Two major areas.  On the technical side, we have worked through some challenging technical problems. We are looking through over a billion emails and turning that into a graph about how people relate to each other.  For example, we had to get smart about what type of email activity really reflects a stronger relationship and how to identify all the email addresses that belong to each person.  We’ve made enormous progress on both of those challenges.

We’re also very proud of our team and the community that we have built around the company.  Techstars has been a huge part of that.

What are some of your goals heading into 2015?

We have two top level goals.

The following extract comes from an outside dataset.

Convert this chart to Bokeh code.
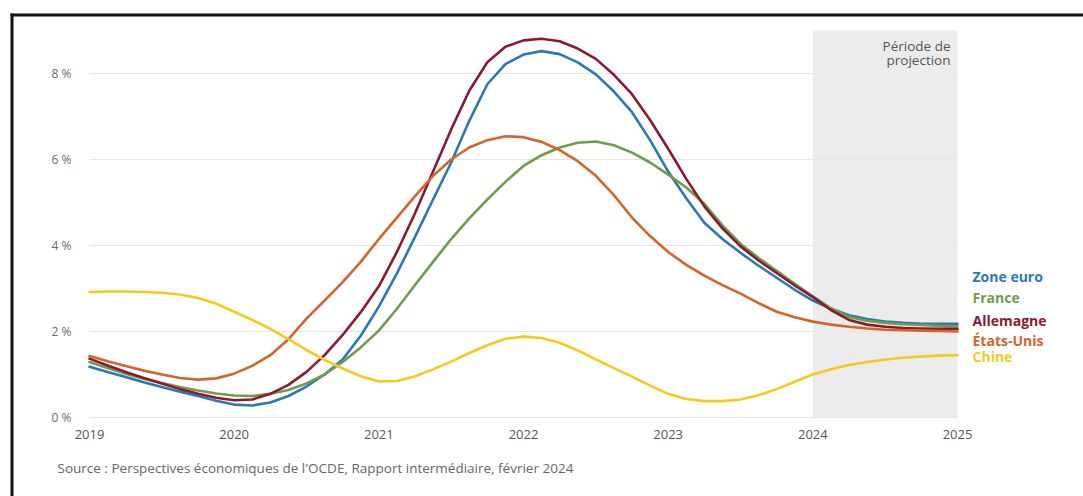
from bokeh.plotting import figure
from bokeh.models import BoxAnnotation, Label, FixedTicker
from bokeh.embed import file_html
from bokeh.resources import INLINE

# ---- data (every 1/8 year) ----
years = [2019.0, 2019.125, 2019.25, 2019.375, 2019.5, 2019.625, 2019.75, 2019.875,
         2020.0, 2020.125, 2020.25, 2020.375, 2020.5, 2020.625, 2020.75, 2020.875,
         2021.0, 2021.125, 2021.25, 2021.375, 2021.5, 2021.625, 2021.75, 2021.875,
         2022.0, 2022.125, 2022.25, 2022.375, 2022.5, 2022.625, 2022.75, 2022.875,
         2023.0, 2023.125, 2023.25, 2023.375, 2023.5, 2023.625, 2023.75, 2023.875,
         2024.0, 2024.125, 2024.25, 2024.375, 2024.5, 2024.625, 2024.75, 2024.875,
         2025.0]

zone_euro = [1.18, 1.06, 0.94, 0.82, 0.71, 0.60, 0.50, 0.39,
             0.30, 0.28, 0.35, 0.50, 0.72, 1.00, 1.35, 1.90,
             2.58, 3.35, 4.20, 5.07, 5.93, 6.90, 7.75, 8.22,
             8.44, 8.52, 8.45, 8.26, 7.98, 7.58, 7.10, 6.45,
             5.72, 5.10, 4.53, 4.15, 3.83, 3.53, 3.25, 2.97,
             2.72, 2.53, 2.38, 2.29, 2.23, 2.20, 2.18, 2.18,
             2.18]
france = [1.29, 1.15, 1.02, 0.90, 0.80, 0.71, 0.63, 0.56,
          0.51, 0.50, 0.55, 0.64, 0.79, 1.00, 1.29, 1.63,
          2.02, 2.53, 3.08, 3.62, 4.15, 4.63, 5.07, 5.48,
          5.85, 6.10, 6.28, 6.39, 6.42, 6.33, 6.16, 5.93,
          5.65, 5.35, 4.97, 4.47, 4.04, 3.71, 3.41, 3.11,
          2.82, 2.54, 2.34, 2.25, 2.20, 2.17, 2.15, 2.13,
          2.12]
allemagne = [1.37, 1.21, 1.06, 0.92, 0.79, 0.66, 0.55, 0.46,
             0.40, 0.42, 0.55, 0.76, 1.06, 1.45, 1.92, 2.45,
             3.05, 3.85, 4.75, 5.72, 6.70, 7.60, 8.26, 8.62,
             8.77, 8.81, 8.75, 8.58, 8.34, 7.97, 7.52, 6.92,
             6.25, 5.55, 4.91, 4.40, 3.98, 3.65, 3.36, 3.07,
             2.80, 2.50, 2.27, 2.16, 2.11, 2.08, 2.07, 2.06,
             2.06]
etats_unis = [1.43, 1.31, 1.20, 1.09, 1.00, 0.92, 0.88, 0.91,
              1.02, 1.20, 1.45, 1.82, 2.30, 2.72, 3.15, 3.62,
              4.15, 4.65, 5.15, 5.62, 6.00, 6.28, 6.45, 6.54,
              6.52, 6.41, 6.22, 5.96, 5.62, 5.17, 4.65, 4.22,
              3.85, 3.55, 3.30, 3.08, 2.88, 2.66, 2.46, 2.33,
              2.23, 2.16, 2.11, 2.07, 2.04, 2.03, 2.02, 2.01,
              2.00]
chine = [2.92, 2.93, 2.93, 2.92, 2.90, 2.86, 2.78, 2.65,
         2.46, 2.27, 2.06, 1.82, 1.57, 1.34, 1.14, 0.96,
         0.84, 0.85, 0.96, 1.12, 1.30, 1.50, 1.68, 1.83,
         1.88, 1.85, 1.74, 1.56, 1.35, 1.15, 0.95, 0.74,
         0.55, 0.43, 0.38, 0.38, 0.42, 0.52, 0.66, 0.83,
         1.00, 1.12, 1.22, 1.29, 1.35, 1.39, 1.42, 1.44,
         1.45]

series_names = ["Zone euro", "France", "Allemagne", "États-Unis", "Chine"]
series_values = [zone_euro, france, allemagne, etats_unis, chine]
series_colors = ["#2b79b3", "#6f9c4e", "#8c1a2c", "#d4632c", "#f3cb1e"]
# vertical placement of the end labels (in % units, spread to avoid overlap)
label_y = [3.27, 2.78, 2.25, 1.78, 1.43]

x_ticks = [2019, 2020, 2021, 2022, 2023, 2024, 2025]
x_tick_labels = ["2019", "2020", "2021", "2022", "2023", "2024", "2025"]
y_ticks = [0, 2, 4, 6, 8]
y_tick_labels = ["0 %", "2 %", "4 %", "6 %", "8 %"]

projection_start = 2024
projection_end = 2025
y_top = 9
projection_lines = ["Période de", "projection"]

source_text = ("Source : Perspectives économiques de l'OCDE, "
               "Rapport intermédiaire, février 2024")

FONT = "Open Sans"

# layout: the frame covers the whole canvas, axes are pinned inside it
X_RANGE = (2018.3848, 2025.8709)
Y_RANGE = (-1.8372, 9.6977)
# page frame (black rule on top and left of the screenshot), in range units
FRAME_X = 2018.4643
FRAME_Y = 9.3605

p = figure(width=1083, height=496, x_range=X_RANGE, y_range=Y_RANGE,
           output_backend="svg", toolbar_location=None,
           min_border=0, min_border_left=0, min_border_right=0,
           min_border_top=0, min_border_bottom=0)
p.background_fill_color = "white"
p.border_fill_color = "white"
p.outline_line_color = None
p.xgrid.visible = False
p.ygrid.visible = False

p.add_layout(BoxAnnotation(left=projection_start, right=projection_end,
                           bottom=0, top=y_top,
                           fill_color="#ececec", fill_alpha=1.0, line_color=None,
                           level="underlay"))

# horizontal grid lines, only across the data period
p.segment(x0=[x_ticks[0]] * len(y_ticks), x1=[x_ticks[-1]] * len(y_ticks),
          y0=y_ticks, y1=y_ticks, line_color="#e6e6e6", line_width=1)

# black page frame (top and left rules)
p.segment(x0=[FRAME_X, FRAME_X], x1=[X_RANGE[1], FRAME_X],
          y0=[FRAME_Y, FRAME_Y], y1=[FRAME_Y, Y_RANGE[0]],
          line_color="#111111", line_width=3, line_cap="square")

for ax in (p.xaxis, p.yaxis):
    ax.axis_line_color = None
    ax.major_tick_line_color = None
    ax.minor_tick_line_color = None
    ax.major_label_text_font = FONT

p.xaxis.fixed_location = 0
p.xaxis.ticker = FixedTicker(ticks=x_ticks)
p.xaxis.major_label_overrides = dict(zip(x_ticks, x_tick_labels))
p.xaxis.major_label_text_font_size = "13px"
p.xaxis.major_label_text_color = "#555555"
p.xaxis.major_label_standoff = 6

p.yaxis.fixed_location = x_ticks[0]
p.yaxis.ticker = FixedTicker(ticks=y_ticks)
p.yaxis.major_label_overrides = dict(zip(y_ticks, y_tick_labels))
p.yaxis.major_label_text_font_size = "12px"
p.yaxis.major_label_text_color = "#6a6a6a"
p.yaxis.major_label_standoff = 12

for name, vals, col in zip(series_names, series_values, series_colors):
    p.line(years, vals, line_color=col, line_width=2.6, line_join="round",
           line_cap="round")

for name, ly, col in zip(series_names, label_y, series_colors):
    p.add_layout(Label(x=projection_end, y=ly, x_offset=15, text=name,
                       text_color=col, text_font=FONT, text_font_style="bold",
                       text_font_size="14px", text_baseline="middle"))

for i, line in enumerate(projection_lines):
    p.add_layout(Label(x=projection_end, y=y_top, x_offset=-7,
                       y_offset=-15 - 14 * i, text=line, text_align="right",
                       text_baseline="middle", text_font=FONT,
                       text_font_size="13.5px", text_color="#555555"))

p.add_layout(Label(x=x_ticks[0], y=0, x_offset=-32, y_offset=-50,
                   text=source_text, text_font=FONT, text_font_size="13.5px",
                   text_color="#666666", text_baseline="middle"))

open("out.html", "w").write(file_html(p, INLINE))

The first relates to user engagement.  We see great engagement in our existing groups, startup founders and sales people.  But as we expand to other types of users, we need to keep same high level of engagement.

On growth, we hope to achieve 100 million in our network in 2015.  That’s important to us because we can credibly say to the tech world that we can show you a path to anyone that you might want to meet.

What is challenge that you have worked through in the past six months?

Team building.  We’ve done a good job, but it’s an ongoing task.  I recently read something that really resonated with me.  If you were to write down your top three priorities as a startup founder, most people would say that recruiting and team-building are somewhere near the top.  But then if you look at your calendar, does the time you’re spending reflect those priorities?

Where do you turn for advice?

I first turn to my co-founder.  It’s really helpful to have a strong co-founder relationship at the early stages.  I read as much as I can from operators or VCs—blogs and books.  I’d credit Techstars for their mentor network.  No matter what problem you’re facing, there’s probably a company that has gone through it and can give you insight.